Course description

This course welcomes student interest in cities: their design, planning, development, and evolution over time. It provides an interpretative look at the characteristic patterns of settlement and attitudes towards cities and urban life that are identified with American urbanization. It introduces the American city as a culturally meaningful form and presents a body of historical and social material relevant to its study. The course seeks to foster a critical understanding of the cultural processes, policies, planning, and design actions, which have influenced American urbanization, while introducing the visual and analytic skills necessary for its interpretation. The course chronicles the love-hate attitude that Americans have shown toward their cities across history, evident in both utopian and pragmatic efforts to reconceive how and in what shape cities and urban regions should grow.
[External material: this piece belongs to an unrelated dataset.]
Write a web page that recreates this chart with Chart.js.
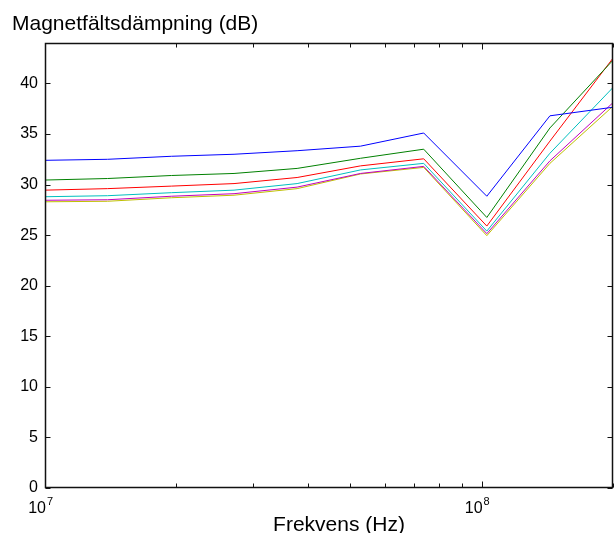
<!DOCTYPE html>
<html>
<head>
<meta charset="utf-8">
<script src="https://cdn.jsdelivr.net/npm/chart.js@4/dist/chart.umd.min.js"></script>
<style>
  html, body { margin: 0; padding: 0; background: #fff; }
  canvas { display: block; }
</style>
</head>
<body>
<canvas id="c" width="615" height="533"></canvas>
<script>
// Measurement frequencies (Hz)
const freqHz = [10.0e6, 13.9e6, 19.5e6, 27.1e6, 37.8e6, 52.8e6, 73.7e6, 102.8e6, 143.4e6, 200e6];

// Magnetic field attenuation (dB), one array per curve
const curveBlue    = [32.4, 32.5, 32.8, 33.0, 33.35, 33.8, 35.1, 28.85, 36.8, 37.65];
const curveGreen   = [30.45, 30.6, 30.9, 31.1, 31.6, 32.6, 33.5, 26.75, 35.6, 42.3];
const curveRed     = [29.45, 29.6, 29.85, 30.1, 30.7, 31.85, 32.55, 25.9, 34.3, 42.5];
const curveCyan    = [28.8, 28.9, 29.2, 29.45, 30.1, 31.45, 32.1, 25.4, 33.1, 39.6];
const curveMagenta = [28.45, 28.5, 28.85, 29.1, 29.75, 31.1, 31.8, 25.15, 32.35, 38.1];
const curveYellow  = [28.3, 28.35, 28.7, 28.95, 29.6, 31.05, 31.7, 24.95, 32.1, 37.75];

// Axis ticks
const yTickValues = [0, 5, 10, 15, 20, 25, 30, 35, 40];
const xMajorTicks = [1e7, 1e8];
const xMinorTicks = [2e7, 3e7, 4e7, 5e7, 6e7, 7e7, 8e7, 9e7, 2e8];

const chartTitle = 'Magnetfältsdämpning (dB)';
const xAxisTitle = 'Frekvens (Hz)';

const FONT = '"Liberation Sans", Arial, Helvetica, sans-serif';
Chart.defaults.font.family = FONT;
Chart.defaults.color = '#000';

const curves = [
  { values: curveBlue,    color: '#0000ff' },
  { values: curveGreen,   color: '#008000' },
  { values: curveRed,     color: '#ff0000' },
  { values: curveCyan,    color: '#00bfbf' },
  { values: curveMagenta, color: '#bf00bf' },
  { values: curveYellow,  color: '#bfbf00' }
];

// Boxed axes with inward tick marks, exponent labels and the titles
const framePlugin = {
  id: 'frame',
  afterDraw(chart) {
    const { ctx, chartArea: a, scales: { x, y } } = chart;
    ctx.save();
    ctx.strokeStyle = '#111';
    ctx.lineWidth = 1.5;
    ctx.beginPath();
    const L = Math.round(a.left) + 0.5, R = Math.round(a.right) - 0.5;
    const T = Math.round(a.top) + 0.5, B = Math.round(a.bottom) - 0.5;
    ctx.rect(L, T, R - L, B - T);
    ctx.stroke();

    ctx.lineWidth = 1;
    ctx.beginPath();
    // y ticks, left and right
    yTickValues.forEach(v => {
      const py = Math.round(y.getPixelForValue(v)) + 0.5;
      ctx.moveTo(L, py); ctx.lineTo(L + 5, py);
      ctx.moveTo(R, py); ctx.lineTo(R - 5, py);
    });
    // x ticks, bottom and top
    const xt = (v, len) => {
      const px = Math.round(x.getPixelForValue(v)) + 0.5;
      ctx.moveTo(px, B); ctx.lineTo(px, B - len);
      ctx.moveTo(px, T); ctx.lineTo(px, T + len);
    };
    xMinorTicks.forEach(v => xt(v, 4));
    xMajorTicks.forEach(v => xt(v, 6));
    ctx.stroke();

    // x tick labels as 10^n
    ctx.fillStyle = '#000';
    ctx.textBaseline = 'alphabetic';
    xMajorTicks.forEach(v => {
      const px = x.getPixelForValue(v);
      const exp = String(Math.round(Math.log10(v)));
      ctx.font = '16px ' + FONT;
      ctx.textAlign = 'right';
      ctx.fillText('10', px + 1, 513);
      ctx.font = '11px ' + FONT;
      ctx.textAlign = 'left';
      ctx.fillText(exp, px + 2, 505);
    });

    // x axis title
    ctx.font = '21px ' + FONT;
    ctx.textAlign = 'center';
    ctx.fillText(xAxisTitle, 339, 531);

    // chart title at top left
    ctx.textAlign = 'left';
    ctx.fillText(chartTitle, 12, 30);
    ctx.restore();
  }
};

new Chart(document.getElementById('c'), {
  type: 'line',
  data: {
    datasets: curves.map(c => ({
      data: freqHz.map((f, i) => ({ x: f, y: c.values[i] })),
      borderColor: c.color,
      backgroundColor: c.color,
      borderWidth: 1,
      pointRadius: 0,
      tension: 0,
      fill: false
    }))
  },
  options: {
    responsive: false,
    animation: false,
    devicePixelRatio: 1,
    layout: { padding: { top: 43, right: 2, left: 0, bottom: 0 } },
    plugins: { legend: { display: false }, tooltip: { enabled: false } },
    scales: {
      x: {
        type: 'logarithmic',
        min: 1e7,
        max: 2e8,
        grid: { display: false, drawTicks: false },
        border: { display: false },
        ticks: { display: false },
        afterFit(s) { s.height = 45; }
      },
      y: {
        min: 0,
        max: 44,
        grid: { display: false, drawTicks: false },
        border: { display: false },
        ticks: { stepSize: 5, padding: 7, font: { size: 16 }, color: '#000' },
        afterBuildTicks(s) { s.ticks = yTickValues.map(v => ({ value: v })); },
        afterFit(s) { s.width = 45; }
      }
    }
  },
  plugins: [framePlugin]
});
</script>
</body>
</html>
While not abandoning long-standing precedents of urban organization, Americans have consistently sought alternative ways to form communities. This search for alternatives originally proceeded in concert with a body of ideals that became fundamental to the European Enlightenment, and soon after to the explosion of urban growth brought about by the Industrial Revolution. American cities heralded the arrival of the modern world. This is key to their appreciation. The course also seeks analogies, comparisons and contrasts between urban growth during the periods of rapid American urbanization, and the even more rapid urban growth currently taking place in many regions of the world. As American cities grew largely in emulation of and contrast with their much older European counterparts, so do today many cities globally seek inspiration from and attempt to improve upon the American urban experience.